A block of data:
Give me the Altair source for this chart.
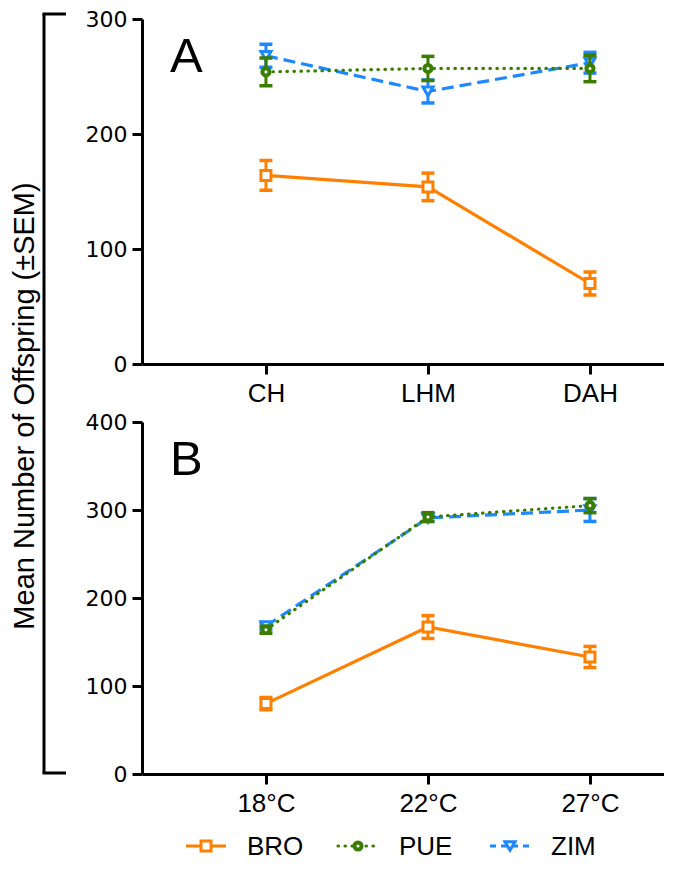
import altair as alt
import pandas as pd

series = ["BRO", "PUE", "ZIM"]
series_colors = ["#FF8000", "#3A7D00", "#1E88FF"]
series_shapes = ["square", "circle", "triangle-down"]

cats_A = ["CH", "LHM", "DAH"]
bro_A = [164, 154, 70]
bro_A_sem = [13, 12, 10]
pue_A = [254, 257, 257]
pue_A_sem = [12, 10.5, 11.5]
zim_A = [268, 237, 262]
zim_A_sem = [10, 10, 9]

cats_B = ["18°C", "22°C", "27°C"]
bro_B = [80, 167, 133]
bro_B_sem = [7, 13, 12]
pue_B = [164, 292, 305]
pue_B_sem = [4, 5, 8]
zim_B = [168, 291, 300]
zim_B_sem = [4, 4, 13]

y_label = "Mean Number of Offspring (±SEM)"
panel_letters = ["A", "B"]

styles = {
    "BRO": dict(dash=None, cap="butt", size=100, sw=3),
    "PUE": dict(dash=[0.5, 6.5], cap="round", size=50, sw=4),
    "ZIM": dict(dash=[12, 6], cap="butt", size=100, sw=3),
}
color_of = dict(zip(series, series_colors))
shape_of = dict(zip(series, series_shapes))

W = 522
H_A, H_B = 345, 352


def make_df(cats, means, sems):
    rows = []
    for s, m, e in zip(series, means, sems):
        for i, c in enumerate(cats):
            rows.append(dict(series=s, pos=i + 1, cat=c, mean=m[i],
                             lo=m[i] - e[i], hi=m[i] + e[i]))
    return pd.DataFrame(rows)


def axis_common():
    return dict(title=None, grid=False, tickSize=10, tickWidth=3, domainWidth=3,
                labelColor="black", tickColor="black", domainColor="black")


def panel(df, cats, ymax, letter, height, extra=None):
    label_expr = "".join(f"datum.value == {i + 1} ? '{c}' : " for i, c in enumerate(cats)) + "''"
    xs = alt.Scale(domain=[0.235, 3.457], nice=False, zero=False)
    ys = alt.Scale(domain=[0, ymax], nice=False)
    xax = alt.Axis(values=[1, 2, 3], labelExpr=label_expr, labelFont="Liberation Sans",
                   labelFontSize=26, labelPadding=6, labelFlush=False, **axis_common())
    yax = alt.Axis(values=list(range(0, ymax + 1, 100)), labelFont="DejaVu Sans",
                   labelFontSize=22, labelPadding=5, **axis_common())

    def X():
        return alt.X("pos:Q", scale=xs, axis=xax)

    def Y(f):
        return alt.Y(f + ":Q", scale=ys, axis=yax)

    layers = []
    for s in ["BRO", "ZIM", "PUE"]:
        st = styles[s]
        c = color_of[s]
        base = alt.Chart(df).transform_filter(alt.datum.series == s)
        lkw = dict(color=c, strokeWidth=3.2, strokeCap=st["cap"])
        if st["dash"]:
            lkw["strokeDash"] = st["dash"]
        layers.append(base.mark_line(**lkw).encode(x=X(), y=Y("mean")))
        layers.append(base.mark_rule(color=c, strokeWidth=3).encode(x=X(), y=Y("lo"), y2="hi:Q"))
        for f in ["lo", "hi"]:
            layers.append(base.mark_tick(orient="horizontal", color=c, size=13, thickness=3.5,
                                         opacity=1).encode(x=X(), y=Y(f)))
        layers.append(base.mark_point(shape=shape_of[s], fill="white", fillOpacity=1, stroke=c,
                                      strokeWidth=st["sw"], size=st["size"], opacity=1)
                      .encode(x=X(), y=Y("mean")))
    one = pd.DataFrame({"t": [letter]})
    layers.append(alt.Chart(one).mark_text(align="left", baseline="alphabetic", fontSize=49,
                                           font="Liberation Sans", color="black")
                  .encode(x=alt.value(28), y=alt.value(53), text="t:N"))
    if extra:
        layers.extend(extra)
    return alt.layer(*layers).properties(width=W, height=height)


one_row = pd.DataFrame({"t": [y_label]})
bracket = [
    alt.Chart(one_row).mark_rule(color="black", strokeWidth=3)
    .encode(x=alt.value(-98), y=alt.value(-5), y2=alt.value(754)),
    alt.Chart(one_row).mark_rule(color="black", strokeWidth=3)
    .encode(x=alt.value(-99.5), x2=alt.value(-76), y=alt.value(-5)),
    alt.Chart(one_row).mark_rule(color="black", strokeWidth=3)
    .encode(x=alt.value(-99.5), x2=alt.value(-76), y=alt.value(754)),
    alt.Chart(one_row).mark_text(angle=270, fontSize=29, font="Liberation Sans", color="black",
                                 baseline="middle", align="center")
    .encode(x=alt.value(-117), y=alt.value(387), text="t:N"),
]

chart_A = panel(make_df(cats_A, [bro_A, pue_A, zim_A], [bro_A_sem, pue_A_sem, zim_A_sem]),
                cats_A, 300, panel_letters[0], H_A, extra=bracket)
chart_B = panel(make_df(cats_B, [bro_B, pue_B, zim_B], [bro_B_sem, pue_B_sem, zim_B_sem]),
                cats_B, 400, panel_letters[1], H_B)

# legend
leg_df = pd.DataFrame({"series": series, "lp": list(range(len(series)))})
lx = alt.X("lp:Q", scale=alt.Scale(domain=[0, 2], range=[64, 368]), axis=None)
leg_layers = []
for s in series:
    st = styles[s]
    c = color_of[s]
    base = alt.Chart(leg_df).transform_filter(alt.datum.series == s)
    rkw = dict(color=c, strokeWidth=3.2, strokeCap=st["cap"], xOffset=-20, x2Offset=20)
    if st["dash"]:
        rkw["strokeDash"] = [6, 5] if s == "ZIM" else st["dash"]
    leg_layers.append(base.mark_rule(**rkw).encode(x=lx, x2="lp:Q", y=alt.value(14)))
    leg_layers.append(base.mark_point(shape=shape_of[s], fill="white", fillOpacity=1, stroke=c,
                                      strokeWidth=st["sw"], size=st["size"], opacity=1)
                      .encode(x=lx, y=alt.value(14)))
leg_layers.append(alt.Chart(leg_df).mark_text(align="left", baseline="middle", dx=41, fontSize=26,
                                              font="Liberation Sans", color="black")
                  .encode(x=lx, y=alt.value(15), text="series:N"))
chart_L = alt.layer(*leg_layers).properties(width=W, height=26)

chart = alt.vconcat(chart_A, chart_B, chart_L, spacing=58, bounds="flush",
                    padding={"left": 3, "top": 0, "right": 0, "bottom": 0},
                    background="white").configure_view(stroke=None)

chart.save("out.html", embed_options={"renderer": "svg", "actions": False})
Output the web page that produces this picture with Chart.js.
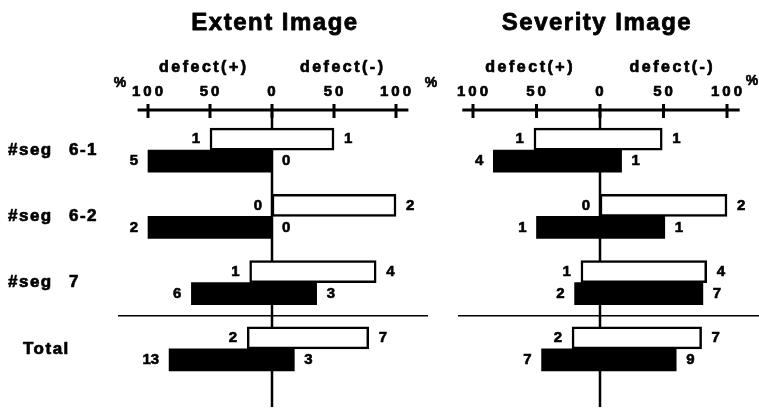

= INSTRUCTIONS FOR THE TASK =
Everything from the first line of the entries through the line that contains "H_A, H_B = 345, 352" is to be reproduced exactly, except the pictures.

= CORRECT ANSWER =
Give me the Altair source for this chart.
import altair as alt
import pandas as pd

series = ["BRO", "PUE", "ZIM"]
series_colors = ["#FF8000", "#3A7D00", "#1E88FF"]
series_shapes = ["square", "circle", "triangle-down"]

cats_A = ["CH", "LHM", "DAH"]
bro_A = [164, 154, 70]
bro_A_sem = [13, 12, 10]
pue_A = [254, 257, 257]
pue_A_sem = [12, 10.5, 11.5]
zim_A = [268, 237, 262]
zim_A_sem = [10, 10, 9]

cats_B = ["18°C", "22°C", "27°C"]
bro_B = [80, 167, 133]
bro_B_sem = [7, 13, 12]
pue_B = [164, 292, 305]
pue_B_sem = [4, 5, 8]
zim_B = [168, 291, 300]
zim_B_sem = [4, 4, 13]

y_label = "Mean Number of Offspring (±SEM)"
panel_letters = ["A", "B"]

styles = {
    "BRO": dict(dash=None, cap="butt", size=100, sw=3),
    "PUE": dict(dash=[0.5, 6.5], cap="round", size=50, sw=4),
    "ZIM": dict(dash=[12, 6], cap="butt", size=100, sw=3),
}
color_of = dict(zip(series, series_colors))
shape_of = dict(zip(series, series_shapes))

W = 522
H_A, H_B = 345, 352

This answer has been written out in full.